##### RECORDS PROVIDED #####
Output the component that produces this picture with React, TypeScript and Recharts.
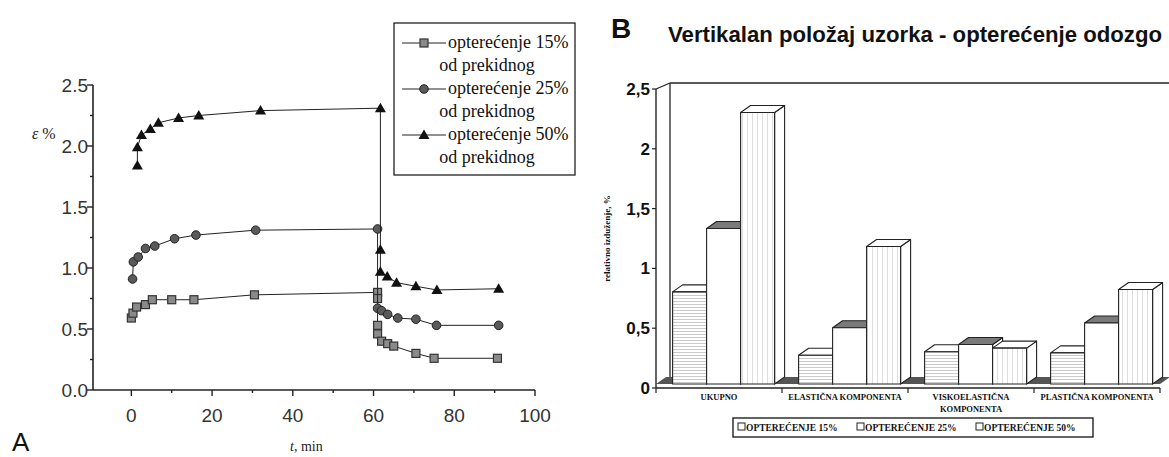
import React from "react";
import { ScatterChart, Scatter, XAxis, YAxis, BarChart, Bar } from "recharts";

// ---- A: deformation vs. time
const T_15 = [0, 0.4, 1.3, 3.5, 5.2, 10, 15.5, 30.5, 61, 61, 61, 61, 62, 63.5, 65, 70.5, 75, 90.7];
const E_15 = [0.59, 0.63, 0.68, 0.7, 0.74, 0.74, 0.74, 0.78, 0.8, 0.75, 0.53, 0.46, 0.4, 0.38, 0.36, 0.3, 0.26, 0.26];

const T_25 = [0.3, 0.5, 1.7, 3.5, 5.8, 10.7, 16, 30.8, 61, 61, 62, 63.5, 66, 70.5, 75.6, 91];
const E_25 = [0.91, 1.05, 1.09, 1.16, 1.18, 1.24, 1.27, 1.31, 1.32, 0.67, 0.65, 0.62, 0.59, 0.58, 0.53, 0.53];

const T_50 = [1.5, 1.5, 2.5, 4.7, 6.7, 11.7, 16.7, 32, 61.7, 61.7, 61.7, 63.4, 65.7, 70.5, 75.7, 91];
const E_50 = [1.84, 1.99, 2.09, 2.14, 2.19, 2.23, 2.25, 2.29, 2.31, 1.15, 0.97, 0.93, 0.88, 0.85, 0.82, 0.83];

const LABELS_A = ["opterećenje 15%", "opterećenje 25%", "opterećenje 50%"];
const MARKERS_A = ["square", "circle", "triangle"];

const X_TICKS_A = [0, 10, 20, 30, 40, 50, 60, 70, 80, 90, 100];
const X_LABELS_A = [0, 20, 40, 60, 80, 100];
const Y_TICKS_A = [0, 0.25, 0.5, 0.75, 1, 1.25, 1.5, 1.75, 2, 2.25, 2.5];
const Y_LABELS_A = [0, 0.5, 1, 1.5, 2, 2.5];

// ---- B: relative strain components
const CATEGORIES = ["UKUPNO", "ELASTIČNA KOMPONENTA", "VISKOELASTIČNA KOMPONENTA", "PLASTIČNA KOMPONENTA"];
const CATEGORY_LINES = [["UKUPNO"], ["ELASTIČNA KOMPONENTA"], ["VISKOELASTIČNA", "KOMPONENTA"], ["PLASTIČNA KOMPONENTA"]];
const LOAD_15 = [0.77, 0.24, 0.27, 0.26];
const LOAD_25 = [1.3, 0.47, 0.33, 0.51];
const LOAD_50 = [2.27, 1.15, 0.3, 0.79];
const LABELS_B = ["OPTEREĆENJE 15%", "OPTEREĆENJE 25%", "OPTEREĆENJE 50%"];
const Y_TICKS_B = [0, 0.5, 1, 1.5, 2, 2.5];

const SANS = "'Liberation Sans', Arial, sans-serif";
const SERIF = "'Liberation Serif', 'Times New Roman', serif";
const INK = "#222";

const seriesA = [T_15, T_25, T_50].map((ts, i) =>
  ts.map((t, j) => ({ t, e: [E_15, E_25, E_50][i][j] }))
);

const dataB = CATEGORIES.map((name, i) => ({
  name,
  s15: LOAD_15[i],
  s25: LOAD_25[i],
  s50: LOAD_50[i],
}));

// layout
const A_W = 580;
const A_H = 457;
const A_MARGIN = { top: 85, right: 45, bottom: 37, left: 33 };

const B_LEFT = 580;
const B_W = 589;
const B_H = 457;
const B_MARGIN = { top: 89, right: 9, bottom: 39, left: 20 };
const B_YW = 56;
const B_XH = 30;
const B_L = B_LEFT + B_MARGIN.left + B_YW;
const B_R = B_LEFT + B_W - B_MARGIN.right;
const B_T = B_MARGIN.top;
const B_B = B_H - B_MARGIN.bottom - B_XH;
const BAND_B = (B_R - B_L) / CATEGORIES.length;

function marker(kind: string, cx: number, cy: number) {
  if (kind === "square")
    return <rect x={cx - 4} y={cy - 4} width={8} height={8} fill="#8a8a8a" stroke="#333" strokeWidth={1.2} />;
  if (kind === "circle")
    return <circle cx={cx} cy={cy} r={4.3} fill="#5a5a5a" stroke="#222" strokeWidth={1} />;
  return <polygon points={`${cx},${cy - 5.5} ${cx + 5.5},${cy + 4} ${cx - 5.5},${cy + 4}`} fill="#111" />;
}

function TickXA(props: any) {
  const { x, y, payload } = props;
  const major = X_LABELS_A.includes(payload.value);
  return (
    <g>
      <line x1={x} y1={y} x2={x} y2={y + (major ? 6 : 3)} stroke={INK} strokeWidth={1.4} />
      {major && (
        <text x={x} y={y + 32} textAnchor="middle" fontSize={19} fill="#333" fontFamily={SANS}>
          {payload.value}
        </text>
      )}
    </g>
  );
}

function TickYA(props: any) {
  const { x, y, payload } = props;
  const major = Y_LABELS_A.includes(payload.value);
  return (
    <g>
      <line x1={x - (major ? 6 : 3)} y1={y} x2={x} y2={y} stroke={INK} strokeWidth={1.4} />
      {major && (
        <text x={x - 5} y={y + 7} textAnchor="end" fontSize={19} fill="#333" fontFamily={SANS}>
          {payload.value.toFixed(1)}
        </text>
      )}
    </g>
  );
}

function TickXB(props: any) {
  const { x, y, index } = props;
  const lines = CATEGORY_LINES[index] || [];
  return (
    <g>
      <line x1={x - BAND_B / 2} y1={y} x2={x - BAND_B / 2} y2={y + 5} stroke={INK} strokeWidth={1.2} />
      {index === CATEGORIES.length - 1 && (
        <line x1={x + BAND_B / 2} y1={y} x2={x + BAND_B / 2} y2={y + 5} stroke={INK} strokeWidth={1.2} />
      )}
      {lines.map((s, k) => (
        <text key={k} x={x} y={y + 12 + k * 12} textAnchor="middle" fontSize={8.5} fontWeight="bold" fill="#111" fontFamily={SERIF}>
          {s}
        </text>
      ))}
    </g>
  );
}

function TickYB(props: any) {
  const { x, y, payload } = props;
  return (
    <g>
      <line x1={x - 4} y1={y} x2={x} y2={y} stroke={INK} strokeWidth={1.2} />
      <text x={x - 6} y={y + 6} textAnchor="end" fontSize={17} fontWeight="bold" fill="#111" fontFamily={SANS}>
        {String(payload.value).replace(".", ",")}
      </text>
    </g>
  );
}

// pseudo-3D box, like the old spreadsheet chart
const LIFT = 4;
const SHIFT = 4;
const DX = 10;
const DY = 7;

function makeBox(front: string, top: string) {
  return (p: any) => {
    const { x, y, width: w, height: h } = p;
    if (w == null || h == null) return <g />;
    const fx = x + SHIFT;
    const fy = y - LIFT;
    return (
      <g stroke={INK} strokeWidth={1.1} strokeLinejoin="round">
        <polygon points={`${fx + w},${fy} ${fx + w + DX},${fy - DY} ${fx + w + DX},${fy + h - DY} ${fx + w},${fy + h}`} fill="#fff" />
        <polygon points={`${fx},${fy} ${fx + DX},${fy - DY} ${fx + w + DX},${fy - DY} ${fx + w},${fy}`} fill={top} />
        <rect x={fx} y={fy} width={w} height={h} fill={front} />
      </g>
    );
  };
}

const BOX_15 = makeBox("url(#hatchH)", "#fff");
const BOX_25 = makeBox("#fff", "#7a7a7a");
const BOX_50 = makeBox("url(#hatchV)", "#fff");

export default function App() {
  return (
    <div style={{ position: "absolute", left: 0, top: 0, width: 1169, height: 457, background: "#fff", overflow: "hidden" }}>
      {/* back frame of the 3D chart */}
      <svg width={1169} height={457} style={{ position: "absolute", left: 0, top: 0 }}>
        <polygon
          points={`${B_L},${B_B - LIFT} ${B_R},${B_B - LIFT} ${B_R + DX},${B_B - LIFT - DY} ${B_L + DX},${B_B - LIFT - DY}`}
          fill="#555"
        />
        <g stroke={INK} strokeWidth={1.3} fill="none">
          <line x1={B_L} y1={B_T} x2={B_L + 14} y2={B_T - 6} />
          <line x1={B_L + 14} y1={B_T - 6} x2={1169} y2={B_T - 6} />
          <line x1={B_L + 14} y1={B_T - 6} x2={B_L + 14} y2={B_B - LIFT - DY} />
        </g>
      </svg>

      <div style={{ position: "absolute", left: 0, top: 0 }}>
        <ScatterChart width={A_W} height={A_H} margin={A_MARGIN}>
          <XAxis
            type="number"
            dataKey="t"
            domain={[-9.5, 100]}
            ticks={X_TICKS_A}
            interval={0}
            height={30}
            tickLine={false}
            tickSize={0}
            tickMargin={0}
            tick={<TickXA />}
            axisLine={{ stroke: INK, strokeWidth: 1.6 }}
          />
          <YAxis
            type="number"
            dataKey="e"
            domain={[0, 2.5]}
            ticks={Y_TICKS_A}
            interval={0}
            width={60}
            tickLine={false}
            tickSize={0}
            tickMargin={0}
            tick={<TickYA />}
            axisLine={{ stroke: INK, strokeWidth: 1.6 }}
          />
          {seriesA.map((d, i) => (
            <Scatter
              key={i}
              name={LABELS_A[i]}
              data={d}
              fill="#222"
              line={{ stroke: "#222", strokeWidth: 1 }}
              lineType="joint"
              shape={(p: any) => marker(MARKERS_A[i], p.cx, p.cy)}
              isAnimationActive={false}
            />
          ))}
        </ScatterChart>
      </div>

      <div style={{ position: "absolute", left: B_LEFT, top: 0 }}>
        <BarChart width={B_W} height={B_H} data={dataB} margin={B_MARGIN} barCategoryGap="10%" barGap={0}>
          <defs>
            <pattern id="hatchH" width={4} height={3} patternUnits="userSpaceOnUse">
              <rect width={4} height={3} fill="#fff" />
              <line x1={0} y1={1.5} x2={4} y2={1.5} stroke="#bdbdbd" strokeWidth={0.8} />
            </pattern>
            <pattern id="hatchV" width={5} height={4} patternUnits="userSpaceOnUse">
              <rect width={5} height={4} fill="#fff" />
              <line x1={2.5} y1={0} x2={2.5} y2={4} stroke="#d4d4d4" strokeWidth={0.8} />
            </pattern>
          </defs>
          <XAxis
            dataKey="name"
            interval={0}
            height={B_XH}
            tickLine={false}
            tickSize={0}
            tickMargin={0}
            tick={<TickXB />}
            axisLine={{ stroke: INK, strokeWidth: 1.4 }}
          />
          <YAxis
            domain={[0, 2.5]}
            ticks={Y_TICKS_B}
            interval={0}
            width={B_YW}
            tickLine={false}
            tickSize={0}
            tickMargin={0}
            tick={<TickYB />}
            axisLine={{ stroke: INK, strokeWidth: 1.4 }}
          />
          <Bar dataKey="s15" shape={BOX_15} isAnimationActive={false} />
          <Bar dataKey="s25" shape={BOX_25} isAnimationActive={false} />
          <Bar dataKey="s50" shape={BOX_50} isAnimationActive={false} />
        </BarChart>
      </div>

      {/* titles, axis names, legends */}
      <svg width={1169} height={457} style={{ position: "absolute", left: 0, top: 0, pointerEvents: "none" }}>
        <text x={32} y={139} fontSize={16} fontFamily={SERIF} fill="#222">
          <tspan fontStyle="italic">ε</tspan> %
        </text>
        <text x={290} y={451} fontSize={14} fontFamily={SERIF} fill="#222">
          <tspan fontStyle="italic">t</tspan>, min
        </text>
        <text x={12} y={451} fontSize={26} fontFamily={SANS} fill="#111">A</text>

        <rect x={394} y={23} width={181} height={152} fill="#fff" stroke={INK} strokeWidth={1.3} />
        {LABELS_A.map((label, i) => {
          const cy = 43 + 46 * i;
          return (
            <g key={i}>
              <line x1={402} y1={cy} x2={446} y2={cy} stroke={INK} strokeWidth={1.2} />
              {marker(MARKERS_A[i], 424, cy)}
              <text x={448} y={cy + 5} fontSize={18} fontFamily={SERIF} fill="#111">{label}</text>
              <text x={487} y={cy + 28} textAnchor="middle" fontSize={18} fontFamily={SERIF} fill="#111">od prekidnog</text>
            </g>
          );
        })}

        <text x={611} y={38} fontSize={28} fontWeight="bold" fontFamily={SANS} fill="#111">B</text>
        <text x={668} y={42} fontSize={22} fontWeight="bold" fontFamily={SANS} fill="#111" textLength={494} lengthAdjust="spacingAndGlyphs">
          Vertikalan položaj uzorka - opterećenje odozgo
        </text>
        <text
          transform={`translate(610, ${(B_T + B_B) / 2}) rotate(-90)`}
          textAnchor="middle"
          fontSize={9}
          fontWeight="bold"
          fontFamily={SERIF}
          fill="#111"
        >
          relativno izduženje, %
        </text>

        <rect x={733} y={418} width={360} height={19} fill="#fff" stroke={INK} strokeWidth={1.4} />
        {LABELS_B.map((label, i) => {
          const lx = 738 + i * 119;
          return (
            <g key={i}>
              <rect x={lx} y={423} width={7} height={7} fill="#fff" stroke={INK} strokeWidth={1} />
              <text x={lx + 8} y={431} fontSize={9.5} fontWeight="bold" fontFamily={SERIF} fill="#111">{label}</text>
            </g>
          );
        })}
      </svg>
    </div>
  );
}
#####
##### RECORDS PROVIDED #####
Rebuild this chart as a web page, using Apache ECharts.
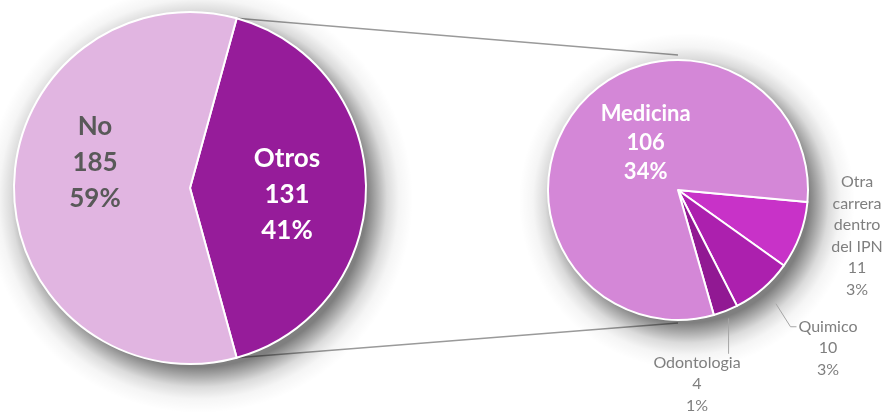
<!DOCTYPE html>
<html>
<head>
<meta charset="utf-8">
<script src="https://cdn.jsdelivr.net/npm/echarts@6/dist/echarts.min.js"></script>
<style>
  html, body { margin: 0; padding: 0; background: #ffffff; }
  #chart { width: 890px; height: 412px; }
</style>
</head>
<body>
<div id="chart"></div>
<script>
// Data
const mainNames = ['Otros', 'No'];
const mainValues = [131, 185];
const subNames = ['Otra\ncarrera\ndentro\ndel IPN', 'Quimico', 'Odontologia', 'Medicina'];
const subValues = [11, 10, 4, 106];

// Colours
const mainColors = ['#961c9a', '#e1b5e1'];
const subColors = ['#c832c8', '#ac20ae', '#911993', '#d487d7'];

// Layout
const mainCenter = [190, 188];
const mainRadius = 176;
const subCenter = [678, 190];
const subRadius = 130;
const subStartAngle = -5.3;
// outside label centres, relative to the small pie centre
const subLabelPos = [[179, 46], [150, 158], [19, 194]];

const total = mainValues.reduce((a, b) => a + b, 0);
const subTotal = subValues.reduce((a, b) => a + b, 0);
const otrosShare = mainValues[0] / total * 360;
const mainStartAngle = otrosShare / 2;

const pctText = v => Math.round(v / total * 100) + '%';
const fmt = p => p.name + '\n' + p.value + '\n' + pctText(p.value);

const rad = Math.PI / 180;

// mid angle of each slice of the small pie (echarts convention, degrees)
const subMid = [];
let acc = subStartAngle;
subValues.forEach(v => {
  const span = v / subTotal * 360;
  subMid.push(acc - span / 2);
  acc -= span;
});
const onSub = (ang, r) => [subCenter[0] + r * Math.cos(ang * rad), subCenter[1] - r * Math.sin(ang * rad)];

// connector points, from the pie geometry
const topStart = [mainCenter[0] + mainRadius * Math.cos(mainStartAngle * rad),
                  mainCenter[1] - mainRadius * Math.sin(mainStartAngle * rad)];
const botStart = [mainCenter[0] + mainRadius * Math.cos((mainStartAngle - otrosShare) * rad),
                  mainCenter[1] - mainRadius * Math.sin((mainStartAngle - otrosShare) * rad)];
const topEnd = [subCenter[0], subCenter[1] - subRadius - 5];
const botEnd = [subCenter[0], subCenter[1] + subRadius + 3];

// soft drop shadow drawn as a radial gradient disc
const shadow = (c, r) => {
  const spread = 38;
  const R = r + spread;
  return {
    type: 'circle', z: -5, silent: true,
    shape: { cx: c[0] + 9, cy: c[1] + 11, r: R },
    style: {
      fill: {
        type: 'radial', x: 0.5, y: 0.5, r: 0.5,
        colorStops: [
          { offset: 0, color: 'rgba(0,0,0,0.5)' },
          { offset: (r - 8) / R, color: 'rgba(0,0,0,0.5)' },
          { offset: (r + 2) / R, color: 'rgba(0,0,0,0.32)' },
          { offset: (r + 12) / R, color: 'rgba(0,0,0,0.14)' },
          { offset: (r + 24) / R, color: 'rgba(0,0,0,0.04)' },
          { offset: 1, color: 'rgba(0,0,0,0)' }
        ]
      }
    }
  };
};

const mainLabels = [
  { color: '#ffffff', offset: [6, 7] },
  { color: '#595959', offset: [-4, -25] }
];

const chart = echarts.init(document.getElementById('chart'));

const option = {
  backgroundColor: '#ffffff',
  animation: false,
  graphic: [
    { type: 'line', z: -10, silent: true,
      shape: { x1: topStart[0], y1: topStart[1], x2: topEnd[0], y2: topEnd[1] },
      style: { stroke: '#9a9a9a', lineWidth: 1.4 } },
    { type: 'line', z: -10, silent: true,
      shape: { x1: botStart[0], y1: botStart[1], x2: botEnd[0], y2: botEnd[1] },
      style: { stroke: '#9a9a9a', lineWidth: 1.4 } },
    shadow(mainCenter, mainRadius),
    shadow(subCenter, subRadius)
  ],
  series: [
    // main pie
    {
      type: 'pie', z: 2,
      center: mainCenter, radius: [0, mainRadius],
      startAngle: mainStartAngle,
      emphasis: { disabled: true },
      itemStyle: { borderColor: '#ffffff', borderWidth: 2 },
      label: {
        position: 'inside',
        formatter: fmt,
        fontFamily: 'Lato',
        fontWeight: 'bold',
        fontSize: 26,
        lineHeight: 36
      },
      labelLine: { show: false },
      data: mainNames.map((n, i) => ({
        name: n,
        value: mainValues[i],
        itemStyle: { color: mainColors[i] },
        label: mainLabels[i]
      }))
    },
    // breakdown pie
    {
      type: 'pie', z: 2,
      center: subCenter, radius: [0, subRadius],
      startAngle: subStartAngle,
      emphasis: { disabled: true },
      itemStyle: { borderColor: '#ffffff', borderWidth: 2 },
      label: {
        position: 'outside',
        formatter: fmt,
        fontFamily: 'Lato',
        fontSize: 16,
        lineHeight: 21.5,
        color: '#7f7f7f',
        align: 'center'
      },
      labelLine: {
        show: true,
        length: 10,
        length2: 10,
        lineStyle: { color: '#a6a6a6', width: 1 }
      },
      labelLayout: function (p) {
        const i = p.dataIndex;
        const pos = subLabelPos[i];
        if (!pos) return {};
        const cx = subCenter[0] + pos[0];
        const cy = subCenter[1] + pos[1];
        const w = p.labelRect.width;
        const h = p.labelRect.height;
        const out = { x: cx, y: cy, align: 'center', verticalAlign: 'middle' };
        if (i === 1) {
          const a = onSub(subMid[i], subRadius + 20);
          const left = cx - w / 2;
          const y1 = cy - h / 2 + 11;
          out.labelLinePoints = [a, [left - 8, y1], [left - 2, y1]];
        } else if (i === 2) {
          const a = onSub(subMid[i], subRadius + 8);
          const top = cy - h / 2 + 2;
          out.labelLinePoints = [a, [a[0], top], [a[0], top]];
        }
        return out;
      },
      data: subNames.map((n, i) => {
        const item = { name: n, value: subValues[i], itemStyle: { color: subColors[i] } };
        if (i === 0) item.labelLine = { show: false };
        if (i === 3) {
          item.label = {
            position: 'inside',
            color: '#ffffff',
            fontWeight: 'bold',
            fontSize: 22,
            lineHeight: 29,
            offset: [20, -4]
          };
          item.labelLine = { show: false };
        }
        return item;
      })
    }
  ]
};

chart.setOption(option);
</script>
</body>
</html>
#####
▸ **INSTRUCTIONS FOR THE TASK**: Print out, exactly and with nothing added, the lines starting at the line holding "Output the component" and ending at the line holding "const Y_LABELS_A = [0, 0.5, 1, 1.5, 2, 2.5];", minus any pictures.

▸ **ANSWER TO THIS EXERCISE**:
Output the component that produces this picture with React, TypeScript and Recharts.
import React from "react";
import { ScatterChart, Scatter, XAxis, YAxis, BarChart, Bar } from "recharts";

// ---- A: deformation vs. time
const T_15 = [0, 0.4, 1.3, 3.5, 5.2, 10, 15.5, 30.5, 61, 61, 61, 61, 62, 63.5, 65, 70.5, 75, 90.7];
const E_15 = [0.59, 0.63, 0.68, 0.7, 0.74, 0.74, 0.74, 0.78, 0.8, 0.75, 0.53, 0.46, 0.4, 0.38, 0.36, 0.3, 0.26, 0.26];

const T_25 = [0.3, 0.5, 1.7, 3.5, 5.8, 10.7, 16, 30.8, 61, 61, 62, 63.5, 66, 70.5, 75.6, 91];
const E_25 = [0.91, 1.05, 1.09, 1.16, 1.18, 1.24, 1.27, 1.31, 1.32, 0.67, 0.65, 0.62, 0.59, 0.58, 0.53, 0.53];

const T_50 = [1.5, 1.5, 2.5, 4.7, 6.7, 11.7, 16.7, 32, 61.7, 61.7, 61.7, 63.4, 65.7, 70.5, 75.7, 91];
const E_50 = [1.84, 1.99, 2.09, 2.14, 2.19, 2.23, 2.25, 2.29, 2.31, 1.15, 0.97, 0.93, 0.88, 0.85, 0.82, 0.83];

const LABELS_A = ["opterećenje 15%", "opterećenje 25%", "opterećenje 50%"];
const MARKERS_A = ["square", "circle", "triangle"];

const X_TICKS_A = [0, 10, 20, 30, 40, 50, 60, 70, 80, 90, 100];
const X_LABELS_A = [0, 20, 40, 60, 80, 100];
const Y_TICKS_A = [0, 0.25, 0.5, 0.75, 1, 1.25, 1.5, 1.75, 2, 2.25, 2.5];
const Y_LABELS_A = [0, 0.5, 1, 1.5, 2, 2.5];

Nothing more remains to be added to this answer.